Over a decade ago, the Eighth Circuit adopted a sliding scale for both conflicts of interest and procedural irregularities in Woo v. Deluxe Corp., 144 F.3d 1157 (8th Cir. 1998). (A conflict of interest is said to exist where, as here, an employer or insurance company serves the dual role of administering a plan and making eligibility decisions under that plan.) In the Eighth Circuit, courts would apply a less deferential standard of review to the plan administrator’s decision than abuse of discretion when confronted with a conflict of interest or procedural irregularity. Thus, a “sliding scale” arose, with a spectrum of standards of review available between the highly-deferential abuse of discretion standard and non-deferential de novo review.
In Glenn, however, the U.S. Supreme Court clarified the manner in which conflicts of interest affect a district court’s review of the plan administrator’s eligibility decisions. The Supreme Court concluded that a conflict of interest should be considered a factor in a court’s abuse-of-discretion analysis. In other words, no unique “sliding scale” exists for conflicts of interest, because courts could weigh these conflicts along with any other considerations for an abuse of discretion. As such, Glenn partially overruled Woo. Glenn did not, however, consider how procedural regularities might affect the appropriate standard of review. In its wake, the Eighth Circuit has largely continued to apply its sliding-scale approach in procedural irregularity cases.
While Wade’s actual holdings are certainly instructive—that (1) after-the-fact procedural irregularities will not affect judicial review of a plan administrator’s denial, and that (2) the SSA is not the final word on disability determinations, especially in light of new evidence—the largest implication for administrators may be the possibility of challenges to the Eighth Circuit’s sliding-scale approach for procedural irregularities. Plan administrators benefit from courts reviewing their decisions as deferentially as possible, and the elimination of the sliding-scale approach could potentially obligate courts to consider termination decisions for only an abuse of discretion.
At this point, three obvious solutions are available. First, if Glenn offers any insight on the issue, a procedural irregularity might simply be another factor for courts to consider in determining whether an abuse of discretion existed. At least one Eighth Circuit panel arguably applied this approach in Chronister v. Unum Life Ins. Co. of Am., 563 F.3d 773 (8th Cir. 2009). Nevertheless, the Eighth Circuit has not formally adopted this standard.
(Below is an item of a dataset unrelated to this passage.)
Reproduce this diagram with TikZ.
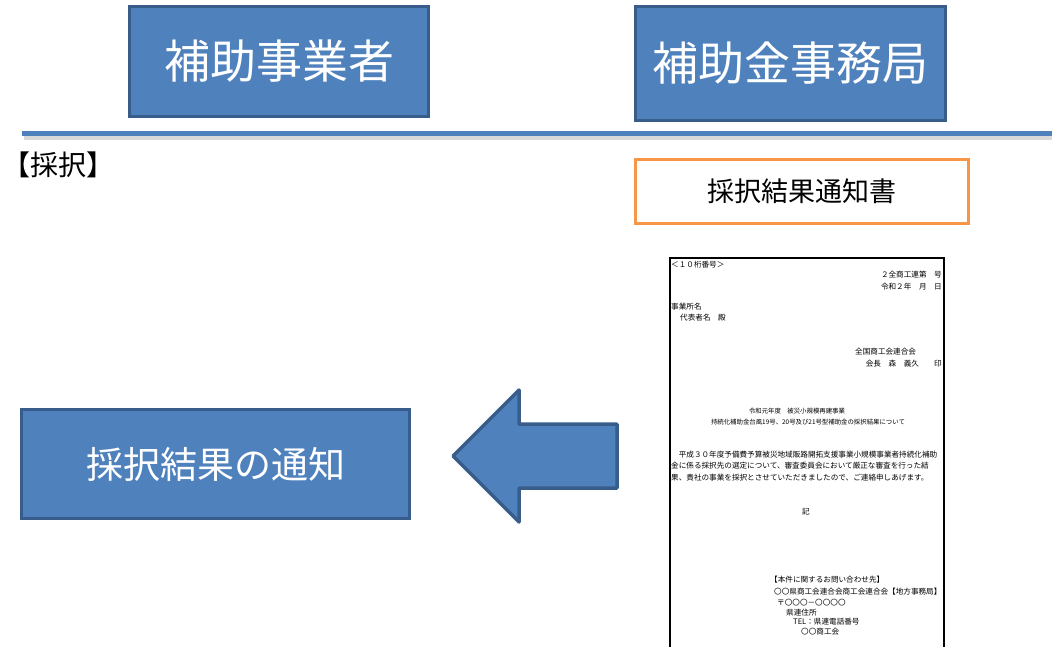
\documentclass[tikz,border=0pt]{standalone}
\usepackage{fontspec}
\setmainfont{Noto Sans CJK JP}
\usepackage{xcolor}
\definecolor{boxblue}{HTML}{4F81BD}
\definecolor{boxedge}{HTML}{385D8A}
\definecolor{noteorange}{HTML}{F79646}

\begin{document}
\begin{tikzpicture}[x=1pt,y=-1pt,
  actor/.style={draw=boxedge,line width=3.5pt,fill=boxblue,text=white,inner sep=0pt},
  docline/.style={font=\fontsize{7.6}{9}\selectfont,inner sep=0pt},
  doctitle/.style={font=\fontsize{6.4}{8}\selectfont,inner sep=0pt}]
  \useasboundingbox (0,0) rectangle (1052,646);

  % Headers
  \node[actor,minimum width=299pt,minimum height=110pt,font=\fontsize{46}{50}\selectfont]
    (jigyosha) at (279,61.5) {補助事業者};
  \node[actor,minimum width=310pt,minimum height=114pt,font=\fontsize{46}{50}\selectfont]
    (jimukyoku) at (790.5,63.5) {補助金事務局};

  % Divider
  \draw[line width=4pt,gray!30] (24,138) -- (1052,138);
  \draw[line width=5pt,boxblue] (22,133) -- (1052,133);

  % Step label
  \node[anchor=west,inner sep=0pt,font=\fontsize{28}{30}\selectfont] (step) at (2,165) {【採択】};

  % Notice
  \node[draw=noteorange,line width=3.5pt,fill=white,minimum width=333pt,minimum height=64pt,
    font=\fontsize{27}{30}\selectfont] (notice) at (802,191.5) {採択結果通知書};

  % Document sheet
  \draw[line width=1.5pt,fill=white] (670,258) rectangle (944,656);
  \node[docline,anchor=west] (d1) at (671,265) {＜１０桁番号＞};
  \node[docline,anchor=east] (d2) at (942,275) {２全商工連第　号};
  \node[docline,anchor=east] (d3) at (942,287) {令和２年　月　日};
  \node[docline,anchor=west] (d4) at (671,307) {事業所名};
  \node[docline,anchor=west] (d5) at (680,318) {代表者名　殿};
  \node[docline,anchor=west] (d6) at (855,352) {全国商工会連合会};
  \node[docline,anchor=east] (d7) at (942,364) {会長　森　義久　　印};
  \node[doctitle] (t1) at (797,411) {令和元年度　被災小規模再建事業};
  \node[doctitle] (t2) at (808,422) {持続化補助金台風19号、20号及び21号型補助金の採択結果について};
  \node[docline,anchor=west] (p1) at (671,455) {　平成３０年度予備費予算被災地域販路開拓支援事業小規模事業者持続化補助};
  \node[docline,anchor=west] (p2) at (671,466) {金に係る採択先の選定について、審査委員会において厳正な審査を行った結};
  \node[docline,anchor=west] (p3) at (671,478) {果、貴社の事業を採択とさせていただきましたので、ご連絡申しあげます。};
  \node[docline] (ki) at (806,512) {記};
  \node[docline,anchor=west] (c1) at (770,580) {【本件に関するお問い合わせ先】};
  \node[docline,anchor=west] (c2) at (774,592) {〇〇県商工会連合会商工会連合会【地方事務局】};
  \node[docline,anchor=west] (c3) at (777,603) {〒〇〇〇－〇〇〇〇};
  \node[docline,anchor=west] (c4) at (786,613) {県連住所};
  \node[docline,anchor=west] (c5) at (793,622) {TEL：県連電話番号};
  \node[docline,anchor=west] (c6) at (801,632) {〇〇商工会};

  % Result
  \node[actor,minimum width=388pt,minimum height=109pt,font=\fontsize{37}{40}\selectfont]
    (kekka) at (215.5,464) {採択結果の通知};

  % Block arrow
  \draw[boxedge,fill=boxblue,line width=3.5pt,line join=round]
    (453,456) -- (519,390) -- (519,424) -- (617,424) -- (617,488)
    -- (519,488) -- (519,522) -- cycle;
\end{tikzpicture}
\end{document}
Alternatively, the Eighth Circuit could conceivably swing the other direction completely and find that procedural irregularities might trigger de novo review of termination decisions by district courts. This would result in independent review by courts, which would be highly prejudicial to plan administrators.
Finally, the Eighth Circuit could continue on its current path and find that procedural irregularities occupy their own independent sphere within plaintiffs’ challenges to administrator decisions and affirm the sliding-scale approach. In that case, only the Supreme Court would be available to modify the standard.
In short, questions continue to surround the proper standard of review for courts facing allegations of procedural irregularities in the administration of benefit plans. With the proper standard up in the air, plan administrators should be mindful of the relative benefits and challenges they face under any potential standard of review. When the dust settles, however, plan administrators may stand to benefit from a far less compromising standard of review than currently used within the Eighth Circuit.